I am conducting a study comparing the execution time of Bloom Filter Join operation on two environments: Apache Spark Cluster and Apache Spark. I have compared the overall time of the two environments, but I want to compare specific "tasks on each stage" to see which computation has the most significant difference.
I have taken a screenshot of the DAG of Stage 0 and the list of tasks executed in Stage 0.
I write programs
val appName = "scenario4-study2b"
val spark = SparkSession.builder()
.appName(appName)
.getOrCreate()
val s3accessKeyAws = "**"
val s3secretKeyAws = "**"
val connectionTimeOut = "600000"
val s3endPointLoc: String = "http://192.168.1.100"
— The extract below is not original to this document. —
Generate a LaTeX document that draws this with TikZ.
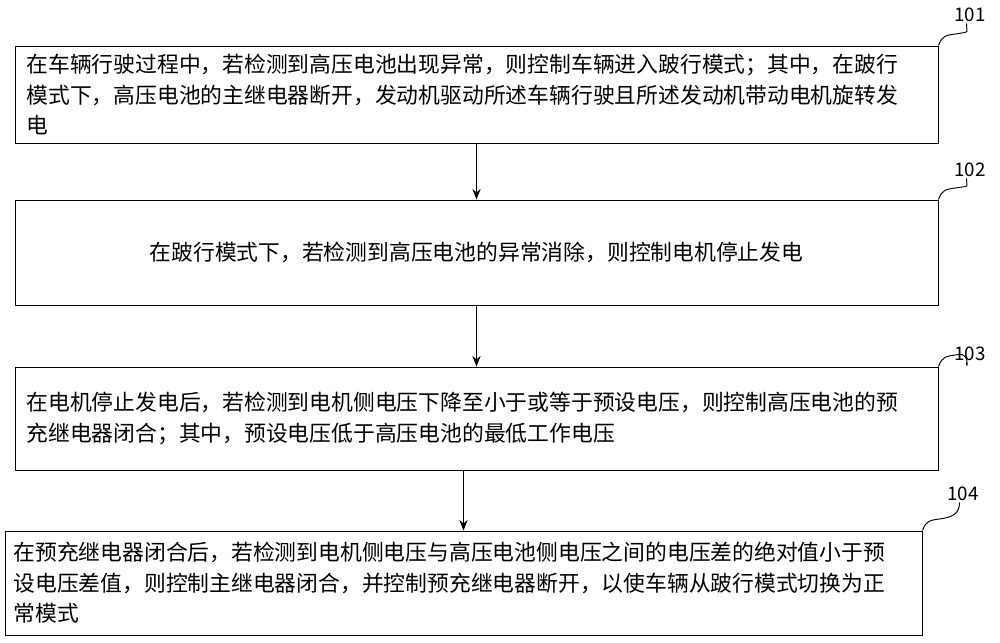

val sc = spark.sparkContext
// Read file from S3 with capacity is 70GB
var rddL: RDD[String] = spark.sparkContext.emptyRDD[String]
for (index < -16 to 29) {
val fileName = f "$index%02d"
rddL = Tools.readS3A(sc, fileName).union(rddL)
}
// Create filter with BF
val BF = Tools.rdd2BF(rddL)
// Read file from S3 with capacity is 80GB
var coutRS: Long = 0
for (index < -0 to 15) {
val fileName = f "$index%02d"
coutRS = coutRS + Tools.readS3A(sc, fileName).filter(item => BF.contains(item)).count()
}
print("\nResult: " + coutRS + "\n\n")
I have questions:
- Can we determine which tasks are responsible for executing each step scheduled on the DAG during the processing?
- Is it possible to know the function of each task (e.g., what is task ID 0 responsible for? What is task ID 1 responsible for? ... )?